Modeling the thermodynamic properties and determination of the melting curve of Rhodium at high temperatures and pressures

Abstract

This article presents an in-depth study of the thermodynamic and melting properties of rhodium metal with a face-centered cubic (FCC) structure under extreme temperatures and pressures. Using the statistical moment method (SMM), key structural and thermodynamic characteristics such as lattice constant, volume, thermal expansion coefficient and isobaric heat capacity are calculated at temperatures up to 2000 K and pressures up to 500 GPa taking into account the anharmonic contribution of the crystal lattice vibrations. The SMM calculations are compared with available experimental data and other theoretical results. We find that in the high temperature region, the influence of anharmonic lattice vibrations at pressure does not break the classical limit of isobaric heat capacity. The sharp decrease in thermal expansion coefficient at high pressure demonstrates dynamic stability at 300 GPa.
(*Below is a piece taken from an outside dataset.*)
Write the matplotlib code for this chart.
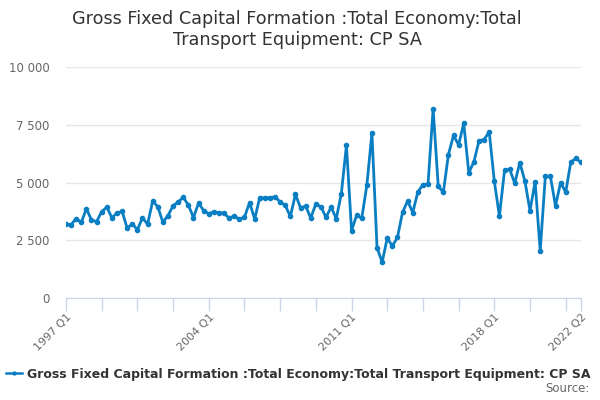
import numpy as np
import matplotlib
matplotlib.use("Agg")
import matplotlib.pyplot as plt
from matplotlib.ticker import FuncFormatter

#%% data
start_year = 1997
n_quarters = 102  # 1997 Q1 .. 2022 Q2

values = [
    3190, 3180, 3440, 3270, 3870, 3370, 3310, 3740, 3930, 3480,
    3670, 3760, 3020, 3220, 2950, 3480, 3190, 4200, 3950, 3280,
    3570, 3990, 4160, 4360, 4020, 3480, 4110, 3780, 3650, 3740,
    3680, 3680, 3450, 3560, 3400, 3500, 4130, 3420, 4350, 4330,
    4350, 4370, 4160, 4010, 3530, 4490, 3900, 3980, 3460, 4080,
    3940, 3490, 3940, 3430, 4520, 6610, 2920, 3580, 3450, 4880,
    7140, 2180, 1550, 2590, 2250, 2620, 3710, 4200, 3700, 4590,
    4910, 4930, 8190, 4850, 4570, 6210, 7040, 6630, 7560, 5420,
    5900, 6810, 6860, 7190, 5060, 3540, 5520, 5580, 4970, 5860,
    5060, 3780, 5030, 2040, 5260, 5260, 3990, 5000, 4580, 5890,
    6040, 5870,
]

labels = [f"{start_year + i // 4} Q{i % 4 + 1}" for i in range(n_quarters)]
label_idx = [0, 28, 56, 84, 101]
minor_idx = list(range(0, n_quarters, 7)) + [101]

title = "Gross Fixed Capital Formation :Total Economy:Total\nTransport Equipment: CP SA"
series_name = "Gross Fixed Capital Formation :Total Economy:Total Transport Equipment: CP SA"

#%% plot
fig = plt.figure(figsize=(6, 4), dpi=100)
ax = fig.add_axes([66 / 600, 1 - 298 / 400, (581 - 66) / 600, (298 - 67) / 400])

x = np.arange(len(values))
line, = ax.plot(x, values, color="#0a7ec2", lw=2, marker="o", ms=3, zorder=3,
                label=series_name)

ax.set_xlim(0, 101)
ax.set_ylim(0, 10000)
ax.set_yticks([0, 2500, 5000, 7500, 10000])
ax.yaxis.set_major_formatter(FuncFormatter(lambda v, p: f"{int(v):,}".replace(",", " ")))
ax.grid(axis="y", color="#e6e6e6", lw=1)
ax.set_axisbelow(True)

ax.set_xticks(minor_idx)
ax.set_xticklabels([labels[i] if i in label_idx else "" for i in minor_idx],
                   rotation=45, ha="right", rotation_mode="anchor")

for s in ["top", "right", "left"]:
    ax.spines[s].set_visible(False)
ax.spines["bottom"].set_color("#ccd6eb")
ax.tick_params(axis="x", colors="#ccd6eb", length=9, width=1, labelcolor="#666666",
               labelsize=8, pad=1)
ax.tick_params(axis="y", length=0, labelcolor="#666666", labelsize=8.5, pad=12)

fig.suptitle(title, x=0.495, y=0.975, fontsize=12.7, color="#333333", linespacing=1.2)

leg = fig.legend(handles=[line], loc="lower center", bbox_to_anchor=(0.497, 0.02),
                 frameon=False, prop={"weight": "bold", "size": 9},
                 handlelength=1.3, handletextpad=0.4, markerscale=0.7)
for t in leg.get_texts():
    t.set_color("#333333")
leg.get_lines()[0].set_linewidth(1.8)

fig.text(0.982, 0.012, "Source:", ha="right", va="bottom", fontsize=8.5, color="#666666")

fig.savefig("out.png", dpi=100)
We build the Vinet equation with the obtained parameters $V_0=$ $13.867{\AA }^3,K_0=249.54\text{GPa},K_0^{\prime }=5.45$ combined with the heat-work equivalence principle (WHEP) to describe the melting curve for rhodium up to 500 GPa. This study provides an effective theoretical approach to investigate the structural and thermodynamic properties together with melting curve of strong anharmonic materials under extreme conditions. Our research results will provide useful information on the thermodynamic and melting properties of Rh as reinforcing agents in high-temperature thermocouples.